I just kept doing and reading and doing and reading, hoping that things would click.

And sometimes they do.

The most recent example of something clicking is a method for mixing dough. I've read so many baking books that describe this fold over method. They even have nice splash pages with pictures showing how to do it. I've looked up videos on YouTube. None of it made sense to me. I couldn't make my hands make the pretty looking dough in the pictures.

A few weeks back, I was making some dough, and then it was as if power was restored to a part of my brain and it just clicked. It was one of those moments where you can't remember the week previous when you had no idea. It was something you always knew. I fully understood the folding method and my breads have been much more flavorful since.

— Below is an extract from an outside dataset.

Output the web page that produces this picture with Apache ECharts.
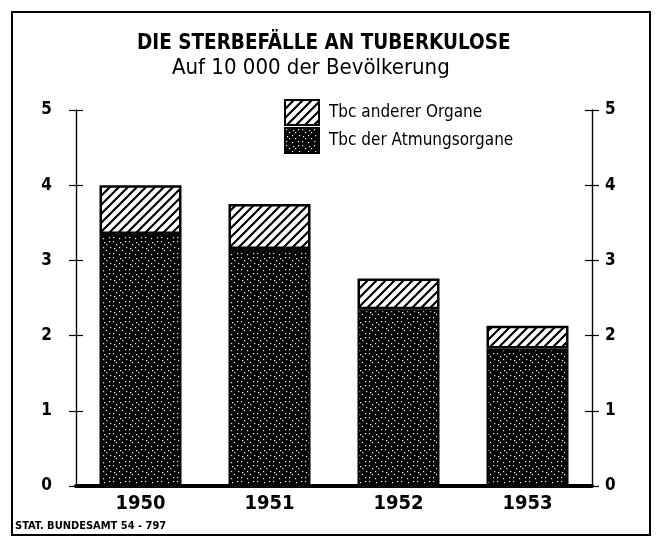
<!DOCTYPE html>
<html>
<head>
<meta charset="utf-8">
<style>
  html, body { margin: 0; padding: 0; background: #fff; }
  #chart { width: 664px; height: 540px; }
</style>
<script src="https://cdn.jsdelivr.net/npm/echarts@6/dist/echarts.min.js"></script>
</head>
<body>
<div id="chart"></div>
<script>
// values (deaths per 10 000 inhabitants)
var years = ['1950', '1951', '1952', '1953'];
var atmungsorgane = [3.35, 3.15, 2.35, 1.83];
var andereOrgane = [0.65, 0.60, 0.41, 0.30];
var yTicks = [0, 1, 2, 3, 4, 5];

var FONT = "'DejaVu Sans Condensed', 'Liberation Sans Narrow', 'DejaVu Sans', sans-serif";

// diagonal hatch ///
function hatchPattern(){
  var c = document.createElement('canvas');
  var s = 9;
  c.width = s; c.height = s;
  var g = c.getContext('2d');
  g.fillStyle = '#fff';
  g.fillRect(0, 0, s, s);
  g.strokeStyle = '#000';
  g.lineWidth = 2.2;
  g.beginPath();
  g.moveTo(-s, 2*s); g.lineTo(2*s, -s);
  g.moveTo(-2*s, 2*s); g.lineTo(s, -s);
  g.moveTo(0, 2*s); g.lineTo(3*s, -s);
  g.stroke();
  return c;
}

// mostly black with scattered white dots
function dotPattern(){
  var c = document.createElement('canvas');
  var s = 16;
  c.width = s; c.height = s;
  var g = c.getContext('2d');
  g.fillStyle = '#000';
  g.fillRect(0, 0, s, s);
  g.fillStyle = '#fff';
  var pts = [[1,1],[4,4],[7,7],[10,10],[13,13],[13,1],[10,4],[4,10],[1,13],[8,2],[2,8],[14,7],[7,14]];
  pts.forEach(function(p){ g.fillRect(p[0], p[1], 1.2, 1.2); });
  return c;
}

var chart = echarts.init(document.getElementById('chart'));

function yAxisDef(pos, inside, showLabel){
  return {
    type: 'value', position: pos, min: 0, max: 5, interval: 1,
    axisLine: { show: true, onZero: false, lineStyle: { color: '#000', width: 1.2 } },
    axisTick: { show: true, inside: inside, length: 7, lineStyle: { color: '#000', width: 1.2 } },
    splitLine: { show: false },
    axisLabel: {
      show: showLabel, color: '#000', fontFamily: FONT, fontSize: 17, fontWeight: 'bold',
      margin: pos === 'left' ? 24 : 13,
      formatter: function(v){ return yTicks.indexOf(v) >= 0 ? String(v) : ''; }
    }
  };
}

var opt = {
  backgroundColor: '#fff',
  animation: false,
  title: [
    { text: 'DIE STERBEFÄLLE AN TUBERKULOSE', left: 137, top: 33, padding: 0,
      textStyle: { fontFamily: FONT, fontSize: 20.5, fontWeight: 'bold', color: '#000' } },
    { text: 'Auf 10 000 der Bevölkerung', left: 172, top: 57, padding: 0,
      textStyle: { fontFamily: FONT, fontSize: 22, fontWeight: 'normal', color: '#000' } },
    { text: 'STAT. BUNDESAMT 54 - 797', left: 15, top: 521, padding: 0,
      textStyle: { fontFamily: FONT, fontSize: 11, fontWeight: 'bold', color: '#000' } }
  ],
  legend: {
    orient: 'vertical', left: 284, top: 99, padding: 0,
    itemWidth: 34, itemHeight: 25, itemGap: 1,
    icon: 'rect',
    data: ['Tbc anderer Organe', 'Tbc der Atmungsorgane'],
    textStyle: { fontFamily: FONT, fontSize: 17, color: '#000', padding: [0, 0, 0, 5] }
  },
  grid: { left: 76, right: 72, top: 110, bottom: 54 },
  xAxis: {
    type: 'category', data: years,
    axisLine: { show: true, lineStyle: { color: '#000', width: 4 } },
    axisTick: { show: false },
    axisLabel: { color: '#000', fontFamily: FONT, fontSize: 20, fontWeight: 'bold', margin: 8 }
  },
  yAxis: [
    yAxisDef('left', false, true),
    yAxisDef('left', true, false),
    yAxisDef('right', false, true),
    yAxisDef('right', true, false)
  ],
  graphic: [
    { type: 'rect', shape: { x: 12, y: 12, width: 638, height: 523 },
      style: { fill: null, stroke: '#000', lineWidth: 2 }, z: -1 }
  ],
  series: [
    { name: 'Tbc der Atmungsorgane', type: 'bar', stack: 'tbc', barWidth: 82,
      data: atmungsorgane,
      itemStyle: { color: { image: dotPattern(), repeat: 'repeat' }, borderColor: '#000', borderWidth: 2 } },
    { name: 'Tbc anderer Organe', type: 'bar', stack: 'tbc', barWidth: 82,
      data: andereOrgane,
      itemStyle: { color: { image: hatchPattern(), repeat: 'repeat' }, borderColor: '#000', borderWidth: 2.5 } }
  ]
};

chart.setOption(opt);
</script>
</body>
</html>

I met a few guys that brewed beer over margaritas at some random Mexican restaurant a few years back.

I was starting to figure out some basics of brewing. I understood the basic premise and why things were done a certain way, but I was still years off of figuring out how to make my own recipes. And then I started going to brew days at these guys houses. I saw their setups, how they kept beers from getting hazy, how they steeped hot water through the grains, and how they cleaned up.

Meeting this group of friends gave me ideas and probably accelerated my skills by several years.

Basically what I'm saying is, yes, I can learn anything, it will just take me a long time like baking did. Or, if I meet people that already know how to do it, and they are willing to show me, I'll pick it up immediately and excel at it.

All I know is at least once a week, I'm eating my bread and drinking my beer and it doesn't cross my mind to go to a bakery or store to pick up someone else's products, and that's a great place to be.